▶ Task statement
Write out the material exactly, with the pictures left out.

▶ Stored data
───
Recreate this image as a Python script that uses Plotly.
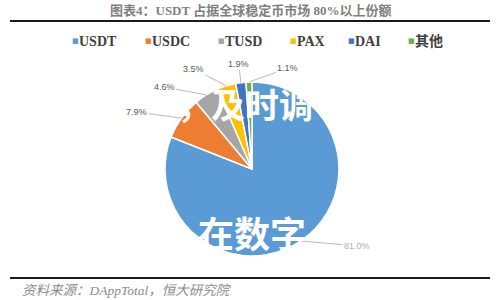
import math
import plotly.graph_objects as go

# ---- data ----
categories = ["USDT", "USDC", "TUSD", "PAX", "DAI", "其他"]
shares = [81.0, 7.9, 4.6, 3.5, 1.9, 1.1]
value_labels = ["81.0%", "7.9%", "4.6%", "3.5%", "1.9%", "1.1%"]
title_text = "图表4：USDT 占据全球稳定币市场 80%以上份额"
source_text = "资料来源：DAppTotal，恒大研究院"

# ---- style ----
colors = ["#5B9BD5", "#ED7D31", "#A5A5A5", "#FFC000", "#4472C4", "#70AD47"]
label_offsets = [(56, 5), (-45, -6), (-42, -8), (-33, -17), (-2, -19), (39, -14)]
label_colors = ["#B0B0B0", "#595959", "#595959", "#595959", "#595959", "#595959"]
legend_x = [70, 143, 216, 288, 346, 406]

W, H = 500, 300
cx, cy_top, R = 252, 169, 87
cy = H - cy_top

fig = go.Figure(go.Pie(
    labels=categories, values=shares, sort=False, direction="clockwise",
    rotation=0, textinfo="none", hoverinfo="label+percent",
    marker=dict(colors=colors, line=dict(color="white", width=1.5)),
    domain=dict(x=[(cx - R) / W, (cx + R) / W], y=[(cy - R) / H, (cy + R) / H]),
    showlegend=False,
))

annotations = []
total = sum(shares)
cum = 0.0
for v, lab, (ax, ay), lc in zip(shares, value_labels, label_offsets, label_colors):
    mid = (cum + v / 2) / total * 2 * math.pi
    cum += v
    px = cx + R * math.sin(mid)
    py = cy + R * math.cos(mid)
    annotations.append(dict(
        x=px / W, y=py / H, xref="paper", yref="paper", text=lab,
        showarrow=True, ax=ax, ay=ay, arrowhead=0, arrowwidth=0.8,
        arrowcolor="#A6A6A6", standoff=0, startstandoff=0,
        font=dict(size=9, color=lc, family="Liberation Sans"),
    ))

def txt(x, y, text, size, color, family, xanchor="center"):
    return dict(x=x / W, y=(H - y) / H, xref="paper", yref="paper", text=text,
                showarrow=False, xanchor=xanchor, yanchor="middle",
                font=dict(size=size, color=color, family=family))

# custom legend
for x, name, col in zip(legend_x, categories, colors):
    annotations.append(txt(x, 41, "■", 7, col, "DejaVu Sans", "left"))
    annotations.append(txt(x + 7, 41, "<b>%s</b>" % name, 14, "#404040",
                           "Liberation Serif, Noto Sans CJK SC", "left"))

# title and source
annotations.append(txt(250, 11, "<b>" + title_text + "</b>", 13, "#7F7F7F",
                       "Liberation Serif, Noto Sans CJK SC"))
annotations.append(txt(20, 290, "<i>" + source_text + "</i>", 13.5, "#8C8C8C",
                       "Liberation Serif, Noto Sans CJK SC", "left"))

# watermark overlays
annotations.append(txt(245, 103, "<b>，及时调</b>", 34, "white", "Noto Sans CJK SC"))
annotations.append(txt(252, 232, "<b>在数字</b>", 36, "white", "Noto Sans CJK SC"))

shapes = [
    dict(type="line", xref="paper", yref="paper", x0=10 / W, x1=490 / W,
         y0=(H - 21) / H, y1=(H - 21) / H, line=dict(color="#1a1a1a", width=2)),
    dict(type="line", xref="paper", yref="paper", x0=10 / W, x1=490 / W,
         y0=(H - 278) / H, y1=(H - 278) / H, line=dict(color="#1a1a1a", width=2)),
]

fig.update_layout(
    width=W, height=H, margin=dict(l=0, r=0, t=0, b=0),
    paper_bgcolor="white", plot_bgcolor="white",
    annotations=annotations, shapes=shapes,
)
fig.write_html("out.html")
───
▶ In response
Recreate this image as a Python script that uses Plotly.
import math
import plotly.graph_objects as go

# ---- data ----
categories = ["USDT", "USDC", "TUSD", "PAX", "DAI", "其他"]
shares = [81.0, 7.9, 4.6, 3.5, 1.9, 1.1]
value_labels = ["81.0%", "7.9%", "4.6%", "3.5%", "1.9%", "1.1%"]
title_text = "图表4：USDT 占据全球稳定币市场 80%以上份额"
source_text = "资料来源：DAppTotal，恒大研究院"

# ---- style ----
colors = ["#5B9BD5", "#ED7D31", "#A5A5A5", "#FFC000", "#4472C4", "#70AD47"]
label_offsets = [(56, 5), (-45, -6), (-42, -8), (-33, -17), (-2, -19), (39, -14)]
label_colors = ["#B0B0B0", "#595959", "#595959", "#595959", "#595959", "#595959"]
legend_x = [70, 143, 216, 288, 346, 406]

W, H = 500, 300
cx, cy_top, R = 252, 169, 87
cy = H - cy_top

fig = go.Figure(go.Pie(
    labels=categories, values=shares, sort=False, direction="clockwise",
    rotation=0, textinfo="none", hoverinfo="label+percent",
    marker=dict(colors=colors, line=dict(color="white", width=1.5)),
    domain=dict(x=[(cx - R) / W, (cx + R) / W], y=[(cy - R) / H, (cy + R) / H]),
    showlegend=False,
))

annotations = []
total = sum(shares)
cum = 0.0
for v, lab, (ax, ay), lc in zip(shares, value_labels, label_offsets, label_colors):
    mid = (cum + v / 2) / total * 2 * math.pi
    cum += v
    px = cx + R * math.sin(mid)
    py = cy + R * math.cos(mid)
    annotations.append(dict(
        x=px / W, y=py / H, xref="paper", yref="paper", text=lab,
        showarrow=True, ax=ax, ay=ay, arrowhead=0, arrowwidth=0.8,
        arrowcolor="#A6A6A6", standoff=0, startstandoff=0,
        font=dict(size=9, color=lc, family="Liberation Sans"),
    ))

def txt(x, y, text, size, color, family, xanchor="center"):
    return dict(x=x / W, y=(H - y) / H, xref="paper", yref="paper", text=text,
                showarrow=False, xanchor=xanchor, yanchor="middle",
                font=dict(size=size, color=color, family=family))

# custom legend
for x, name, col in zip(legend_x, categories, colors):
    annotations.append(txt(x, 41, "■", 7, col, "DejaVu Sans", "left"))
    annotations.append(txt(x + 7, 41, "<b>%s</b>" % name, 14, "#404040",
                           "Liberation Serif, Noto Sans CJK SC", "left"))

# title and source
annotations.append(txt(250, 11, "<b>" + title_text + "</b>", 13, "#7F7F7F",
                       "Liberation Serif, Noto Sans CJK SC"))
annotations.append(txt(20, 290, "<i>" + source_text + "</i>", 13.5, "#8C8C8C",
                       "Liberation Serif, Noto Sans CJK SC", "left"))

# watermark overlays
annotations.append(txt(245, 103, "<b>，及时调</b>", 34, "white", "Noto Sans CJK SC"))
annotations.append(txt(252, 232, "<b>在数字</b>", 36, "white", "Noto Sans CJK SC"))

shapes = [
    dict(type="line", xref="paper", yref="paper", x0=10 / W, x1=490 / W,
         y0=(H - 21) / H, y1=(H - 21) / H, line=dict(color="#1a1a1a", width=2)),
    dict(type="line", xref="paper", yref="paper", x0=10 / W, x1=490 / W,
         y0=(H - 278) / H, y1=(H - 278) / H, line=dict(color="#1a1a1a", width=2)),
]

fig.update_layout(
    width=W, height=H, margin=dict(l=0, r=0, t=0, b=0),
    paper_bgcolor="white", plot_bgcolor="white",
    annotations=annotations, shapes=shapes,
)
fig.write_html("out.html")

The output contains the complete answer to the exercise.